» Stated goal
Extract only the first line of the listing and every line after it up to and including the one with "const fmt = (v: number)". Omit the pictures.

» Data lines
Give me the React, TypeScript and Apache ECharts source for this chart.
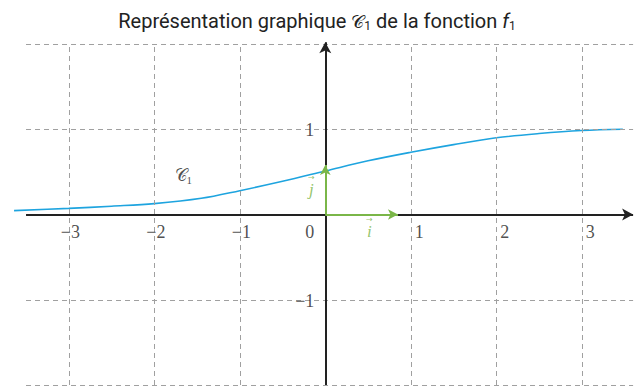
import React, { useEffect, useRef } from "react";
import * as echarts from "echarts";

// ---- data ----
const curveX = [-3.64, -3, -2.5, -2, -1.45, -1, -0.5, 0, 0.5, 1, 1.5, 2, 2.5, 3, 3.48];
const curveY = [0.046, 0.072, 0.098, 0.128, 0.19, 0.28, 0.39, 0.51, 0.63, 0.73, 0.82, 0.9, 0.95, 0.985, 1.0];
const xTicks = [-3, -2, -1, 0, 1, 2, 3];
const yTicks = [-1, 1];
const xGrid = [-3, -2, -1, 1, 2, 3];
const yGrid = [-2, -1, 1, 2];
const xRange = [-3.65, 3.6];
const yRange = [-2, 2.03];
const xAxisSpan = [-3.5, 3.6];
const yAxisSpan = [-2, 2.02];
const vecI = [0.85, 0];
const vecJ = [0, 0.58];
const curveLabelPos = [-1.66, 0.46];

const SERIF = "'Liberation Serif', 'DejaVu Serif', serif";
const INK = "#222";
const GREEN = "#7ab648";
const BLUE = "#1ea4df";

const fmt = (v: number) => (v < 0 ? "\u2212" + Math.abs(v) : String(v));

export default function App() {
  const ref = useRef<HTMLDivElement>(null);
  useEffect(() => {
    document.body.style.margin = "0";
    const chart = echarts.init(ref.current!, null, { renderer: "svg" });
    const vecLabelRich = {
      a: { fontFamily: "'DejaVu Sans', sans-serif", fontSize: 8, color: GREEN, lineHeight: 8, align: "center" },
      l: { fontFamily: SERIF, fontStyle: "italic", fontSize: 17, color: GREEN, lineHeight: 17, align: "center" },
    };
    const option: any = {
      animation: false,
      title: {
        text: "{t|Représentation graphique }{c|𝒞}{s|1}{t| de la fonction }{f|f}{s|1}",
        left: "center",
        top: 5,
        textStyle: {
          rich: {
            t: { fontFamily: "Roboto, 'Noto Sans', sans-serif", fontWeight: "normal", fontSize: 20, color: INK },
            c: { fontFamily: "'DejaVu Serif', serif", fontWeight: "normal", fontSize: 18, color: INK },
            f: { fontFamily: "Roboto, sans-serif", fontWeight: "normal", fontStyle: "italic", fontSize: 20, color: INK },
            s: { fontFamily: "Roboto, sans-serif", fontWeight: "normal", fontSize: 12, color: INK, padding: [10, 0, 0, 0] },
          },
        },
      },
      grid: { left: 13.2, right: 0.9, top: 41.5, bottom: 1 },
      xAxis: {
        type: "value",
        min: xRange[0],
        max: xRange[1],
        axisLine: { show: false },
        axisTick: { show: false },
        axisLabel: { show: false },
        splitLine: { show: false },
      },
      yAxis: {
        type: "value",
        min: yRange[0],
        max: yRange[1],
        axisLine: { show: false },
        axisTick: { show: false },
        axisLabel: { show: false },
        splitLine: { show: false },
      },
      series: [
        {
          type: "line",
          data: [],
          silent: true,
          clip: false,
          markLine: {
            silent: true,
            symbol: "none",
            label: { show: false },
            lineStyle: { color: "#a0a0a0", type: [5, 4], width: 1 },
            data: [
              ...xGrid.map((x) => [{ coord: [x, yRange[0]] }, { coord: [x, 2] }]),
              ...yGrid.map((y) => [{ coord: [xAxisSpan[0], y] }, { coord: [xRange[1], y] }]),
            ],
          },
        },
        {
          type: "line",
          data: curveX.map((x, i) => [x, curveY[i]]),
          smooth: 0.35,
          showSymbol: false,
          silent: true,
          clip: false,
          lineStyle: { color: BLUE, width: 1.6 },
          z: 3,
        },
        {
          type: "line",
          data: [],
          silent: true,
          clip: false,
          z: 4,
          markLine: {
            silent: true,
            symbol: ["none", "arrow"],
            symbolSize: [9, 11],
            label: { show: false },
            lineStyle: { color: INK, type: "solid", width: 2 },
            data: [
              [{ coord: [xAxisSpan[0], 0] }, { coord: [xAxisSpan[1], 0] }],
              [{ coord: [0, yAxisSpan[0]] }, { coord: [0, yAxisSpan[1]] }],
            ],
          },
        },
        {
          type: "line",
          data: [],
          silent: true,
          clip: false,
          z: 5,
          markLine: {
            silent: true,
            symbol: ["none", "arrow"],
            symbolSize: [8, 10],
            label: { show: false },
            lineStyle: { color: GREEN, type: "solid", width: 2 },
            data: [
              [{ coord: [0, 0] }, { coord: vecI }],
              [{ coord: [0, 0] }, { coord: vecJ }],
            ],
          },
        },
        {
          type: "scatter",
          symbolSize: 0,
          silent: true,
          clip: false,
          z: 6,
          data: xTicks.map((v) => ({
            value: [v, 0],
            label: {
              align: v === 0 ? "right" : "left",
              offset: [v === 0 ? -11 : v < 0 ? -8 : 4, 17],
            },
          })),
          label: {
            show: true,
            position: "inside",
            verticalAlign: "middle",
            formatter: (p: any) => fmt(p.value[0]),
            fontFamily: SERIF,
            fontSize: 18,
            color: INK,
          },
        },
        {
          type: "scatter",
          symbolSize: 0,
          silent: true,
          clip: false,
          z: 6,
          data: yTicks.map((v) => [0, v]),
          label: {
            show: true,
            position: "inside",
            align: "right",
            verticalAlign: "middle",
            offset: [-11, 1],
            formatter: (p: any) => fmt(p.value[1]),
            fontFamily: SERIF,
            fontSize: 18,
            color: INK,
          },
        },
        {
          type: "scatter",
          symbolSize: 0,
          silent: true,
          clip: false,
          z: 6,
          data: [
            { value: [vecI[0] / 2 + 0.02, 0], name: "i", label: { offset: [6, 13] } },
            { value: [0, vecJ[1] / 2], name: "j", label: { offset: [-14, -4] } },
          ],
          label: {
            show: true,
            position: "inside",
            formatter: (p: any) => "{a|\u2192}\n{l|" + p.name + "}",
            rich: vecLabelRich,
          },
        },
        {
          type: "scatter",
          symbolSize: 0,
          silent: true,
          clip: false,
          z: 6,
          data: [{ value: curveLabelPos, name: "𝒞" }],
          label: {
            show: true,
            position: "inside",
            formatter: "{c|𝒞}{s|1}",
            rich: {
              c: { fontFamily: "'DejaVu Serif', serif", fontSize: 17, color: INK },
              s: { fontFamily: SERIF, fontSize: 11, color: INK, padding: [10, 0, 0, 0] },
            },
          },
        },
      ],
    };
    chart.setOption(option);
    return () => chart.dispose();
  }, []);
  return (
    <div
      ref={ref}
      style={{ position: "fixed", left: 0, top: 0, width: 634, height: 386, background: "#fff" }}
    />
  );
}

» Response for this exercise
Give me the React, TypeScript and Apache ECharts source for this chart.
import React, { useEffect, useRef } from "react";
import * as echarts from "echarts";

// ---- data ----
const curveX = [-3.64, -3, -2.5, -2, -1.45, -1, -0.5, 0, 0.5, 1, 1.5, 2, 2.5, 3, 3.48];
const curveY = [0.046, 0.072, 0.098, 0.128, 0.19, 0.28, 0.39, 0.51, 0.63, 0.73, 0.82, 0.9, 0.95, 0.985, 1.0];
const xTicks = [-3, -2, -1, 0, 1, 2, 3];
const yTicks = [-1, 1];
const xGrid = [-3, -2, -1, 1, 2, 3];
const yGrid = [-2, -1, 1, 2];
const xRange = [-3.65, 3.6];
const yRange = [-2, 2.03];
const xAxisSpan = [-3.5, 3.6];
const yAxisSpan = [-2, 2.02];
const vecI = [0.85, 0];
const vecJ = [0, 0.58];
const curveLabelPos = [-1.66, 0.46];

const SERIF = "'Liberation Serif', 'DejaVu Serif', serif";
const INK = "#222";
const GREEN = "#7ab648";
const BLUE = "#1ea4df";

const fmt = (v: number) => (v < 0 ? "\u2212" + Math.abs(v) : String(v));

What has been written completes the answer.